Breakpoint vs. Wildlands: The Never-Ending Feud
We have to talk about it. Every Reddit thread about the series eventually devolves into this. In 2026, the consensus has mostly settled. Breakpoint has the better "mechanics"—the movement is weightier, the injury system is cool, and the "prone camo" where you rub mud on yourself is legitimately awesome.
But Wildlands has the soul.
The story in Breakpoint is... well, it’s forgettable. Jon Bernthal did his best as Walker, but the writing was just stiff. In Wildlands, the targets feel like people. You have the influencer who manages the cartel’s PR. You have the "Beauty Queen" who handles the money. You have El Sueno himself, a mountain of a man who talks about his empire with the chilling calm of a CEO. By the time you reach the end, you actually feel like you’ve dismantled something.
Tactical Reality Check: How to Actually Play This Today
If you're picking this up for $10 on a Steam sale or through a subscription, don't play it like Call of Duty. You’ll get bored in three hours. The mission structure is repetitive if you just "point and shoot."
To get the real experience, you need to self-impose some rules. Here is how the "pros" are running Wildlands in 2026:
- Turn off the Minimap. Seriously. Use your binoculars and your drone. If you see "clouds" on your map telling you where enemies are, you’re playing a spreadsheet, not a tactical shooter.
- No Fast Travel. Forced immersion. You have to plan your extraction. If things go south in the mountains, you have to find a vehicle and drive out while Unidad is hunting you.
- One Primary Weapon. Use Ghost Mode or just honor-system it. Carrying two massive rifles makes you a walking tank. Carrying just a carbine and a sidearm makes every engagement a tactical puzzle.
- Sync-Shot is your last resort. It’s easy to let your AI teammates "delete" the base for you.

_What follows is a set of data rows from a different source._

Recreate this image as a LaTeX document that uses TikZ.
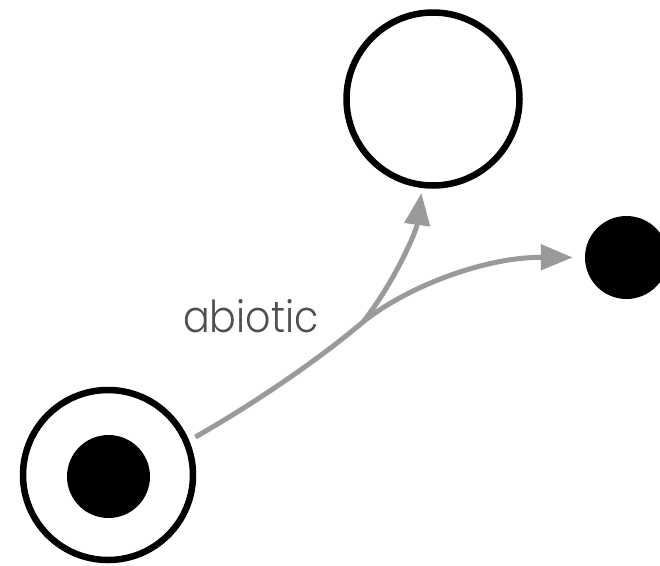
\documentclass[tikz,border=0pt]{standalone}
\usepackage{fontspec}
\setmainfont{Poppins}[UprightFont=* Light]
\usetikzlibrary{arrows.meta}
\definecolor{arrowgray}{HTML}{9A9A9A}
\definecolor{textgray}{HTML}{505050}
\tikzset{
  ring/.style={circle, draw=black, line width=6.5pt, fill=white, inner sep=0pt},
  dot/.style={circle, fill=black, inner sep=0pt, minimum size=83pt},
  flowline/.style={draw=arrowgray, line width=5pt},
  flow/.style={flowline, line cap=round, -{Triangle[length=32pt,width=25pt]}},
  lbl/.style={text=textgray, font=\fontsize{44}{44}\selectfont, inner sep=0pt, xscale=0.9}
}
\begin{document}
\begin{tikzpicture}[x=1pt,y=-1pt]
\useasboundingbox (0,0) rectangle (660,565);
\node[ring, minimum size=170pt] (src) at (108,475) {};
\node[dot] (core) at (108.5,476.5) {};
\node[ring, minimum size=173pt] (top) at (433,99) {};
\node[dot] (right) at (626.5,257.5) {};
\node[lbl, anchor=base west] (abiotic) at (183,332) {abiotic};
\coordinate (fork) at (363,322);
\draw[flowline, shorten <=7pt] (src.23.6) .. controls (255,403) and (318,360) .. (fork);
\draw[flow, shorten >=5pt] (fork) .. controls (393,284) and (416,233) .. (top.263.3);
\draw[flow, shorten >=12pt] (fork) .. controls (405,288) and (483,257) .. (right.west);
\end{tikzpicture}
\end{document}
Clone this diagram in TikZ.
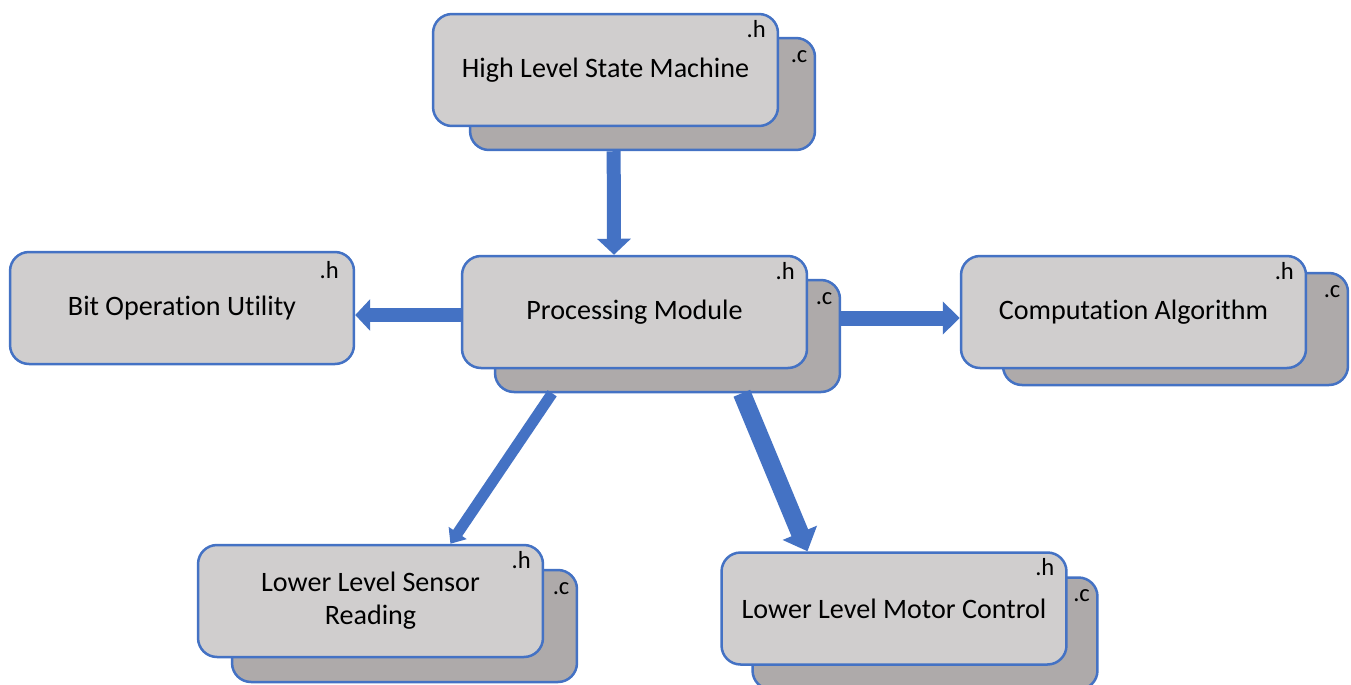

Use them for cover fire while you do the dirty work instead.
What Really Happened With the "Ghost Mode" Hype?
Ghost Mode was the permadeath update that saved the game’s longevity. One life. One mistake. If you die to a glitch—which happens, because it’s still a Ubisoft game—your save is gone. It sounds miserable, but it adds a layer of genuine fear. You don't take risks. You don't jump off cliffs hoping the parachute opens. You check your corners because you don't want to lose 40 hours of progress to a stray grenade. It’s the closest thing we have to a Triple-A "extraction shooter" vibe without the multiplayer frustration.
Actionable Steps for the Modern Ghost
If you want to dive back in, start with the Silent Spade mission. It’s a crossover with Splinter Cell that features Sam Fisher (voiced by the legendary Michael Ironside). It is notoriously difficult, but it perfectly encapsulates the high-stakes stealth that the game is capable of when it stops being a sandbox and starts being a directed experience.

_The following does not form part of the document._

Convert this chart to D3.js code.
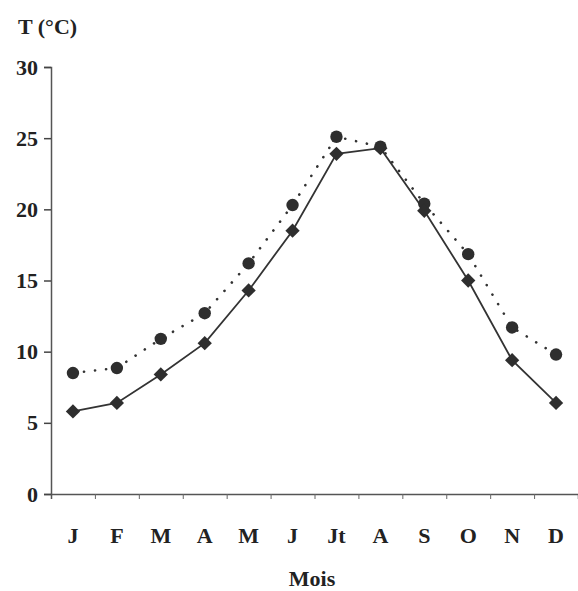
<!DOCTYPE html>
<html>
<head>
<meta charset="utf-8">
<script src="https://cdn.jsdelivr.net/npm/d3@7"></script>
<style>
  body { margin: 0; background: #fff; }
  text { font-family: "Liberation Serif", "DejaVu Serif", serif; fill: #222; }
</style>
</head>
<body>
<div id="chart"></div>
<script>
const months = ['J', 'F', 'M', 'A', 'M', 'J', 'Jt', 'A', 'S', 'O', 'N', 'D'];
const seriesDiamond = [5.8, 6.4, 8.4, 10.6, 14.3, 18.5, 23.9, 24.3, 19.9, 15.0, 9.4, 6.4];
const seriesCircle = [8.5, 8.85, 10.9, 12.7, 16.2, 20.3, 25.1, 24.4, 20.4, 16.85, 11.7, 9.8];
const yTicks = [0, 5, 10, 15, 20, 25, 30];

const width = 578, height = 591;
const margin = { top: 67, right: 0, bottom: 97, left: 51 };
const innerW = width - margin.left - margin.right;
const innerH = height - margin.top - margin.bottom;

const svg = d3.select('#chart').append('svg')
  .attr('width', width)
  .attr('height', height);

const chart = svg.append('g')
  .attr('transform', 'translate(' + margin.left + ',' + margin.top + ')');

const idx = d3.range(months.length);
const xBand = d3.scaleBand().domain(idx).range([0, innerW]);
const xEdge = d3.scaleLinear().domain([0, months.length]).range([0, innerW]);
const yScale = d3.scaleLinear().domain([0, 30]).range([innerH, 0]);

// y axis
const yAxis = chart.append('g')
  .call(d3.axisLeft(yScale).tickValues(yTicks).tickSize(7).tickPadding(6));
yAxis.select('.domain').attr('stroke', '#555').attr('stroke-width', 1.5);
yAxis.selectAll('.tick line').attr('stroke', '#444').attr('stroke-width', 1.5);
yAxis.selectAll('.tick text')
  .style('font-size', '22px')
  .style('font-weight', 'bold')
  .attr('fill', '#222');

// x axis: ticks on category boundaries
const xAxis = chart.append('g')
  .attr('transform', 'translate(0,' + innerH + ')')
  .call(d3.axisBottom(xEdge).tickValues(d3.range(1, months.length)).tickSize(5).tickFormat(''));
xAxis.select('.domain').attr('stroke', '#555').attr('stroke-width', 1.5);
xAxis.selectAll('.tick line').attr('stroke', '#666');

const xLabels = chart.append('g')
  .attr('transform', 'translate(0,' + innerH + ')')
  .call(d3.axisBottom(xBand).tickSize(0).tickPadding(49).tickFormat(i => months[i]));
xLabels.select('.domain').remove();
xLabels.selectAll('.tick text')
  .style('font-size', '22px')
  .style('font-weight', 'bold')
  .attr('fill', '#222')
  .attr('dy', '0');

const cx = i => xBand(i) + xBand.bandwidth() / 2;

// circle series (dotted)
chart.append('path')
  .datum(seriesCircle)
  .attr('fill', 'none')
  .attr('stroke', '#333')
  .attr('stroke-width', 2.6)
  .attr('stroke-linecap', 'round')
  .attr('stroke-dasharray', '0.1 11')
  .attr('d', d3.line().x((d, i) => cx(i)).y(d => yScale(d)));

// diamond series (solid)
chart.append('path')
  .datum(seriesDiamond)
  .attr('fill', 'none')
  .attr('stroke', '#333')
  .attr('stroke-width', 1.8)
  .attr('d', d3.line().x((d, i) => cx(i)).y(d => yScale(d)));

chart.selectAll('.circ')
  .data(seriesCircle)
  .enter()
  .append('circle')
  .attr('class', 'circ')
  .attr('cx', (d, i) => cx(i))
  .attr('cy', d => yScale(d))
  .attr('r', 6.2)
  .attr('fill', '#2e2e2e');

chart.selectAll('.diam')
  .data(seriesDiamond)
  .enter()
  .append('path')
  .attr('class', 'diam')
  .attr('d', d3.symbol().type(d3.symbolDiamond2 || d3.symbolSquare).size(130))
  .attr('transform', (d, i) => 'translate(' + cx(i) + ',' + yScale(d) + ') rotate(' + (d3.symbolDiamond2 ? 0 : 45) + ')')
  .attr('fill', '#2e2e2e');

// titles
svg.append('text')
  .attr('x', 18)
  .attr('y', 34)
  .style('font-size', '22px')
  .style('font-weight', 'bold')
  .text('T (°C)');

svg.append('text')
  .attr('x', 312)
  .attr('y', 586)
  .attr('text-anchor', 'middle')
  .style('font-size', '22px')
  .style('font-weight', 'bold')
  .text('Mois');
</script>
</body>
</html>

Next, head to the Media Luna region. It’s a canyon-filled nightmare guarded by SAM sites. Trying to fly through there is a rite of passage. If you can survive a supply raid in Media Luna on "Extreme" difficulty with no HUD, you’ve officially mastered the game.
Ultimately, Tom Clancy's Ghost Recon Wildlands isn't a perfect game. The vehicle physics are floaty. The AI can be frustrating. But in an era of sanitized, polished-to-death shooters, there is something beautiful about its messy, ambitious vision of special forces warfare. It’s a world that invites you to get lost in it, and seven years later, there’s still nothing quite like it.
Your Next Steps:
Check your platform's store for the Ultimate Edition—it usually goes for a massive discount (around 80-90% off) and includes the Fallen Ghosts DLC, which many consider to be even better than the base game. If you're on PC, head to Nexus Mods and grab the First Person Mod to completely refresh the experience for 2026.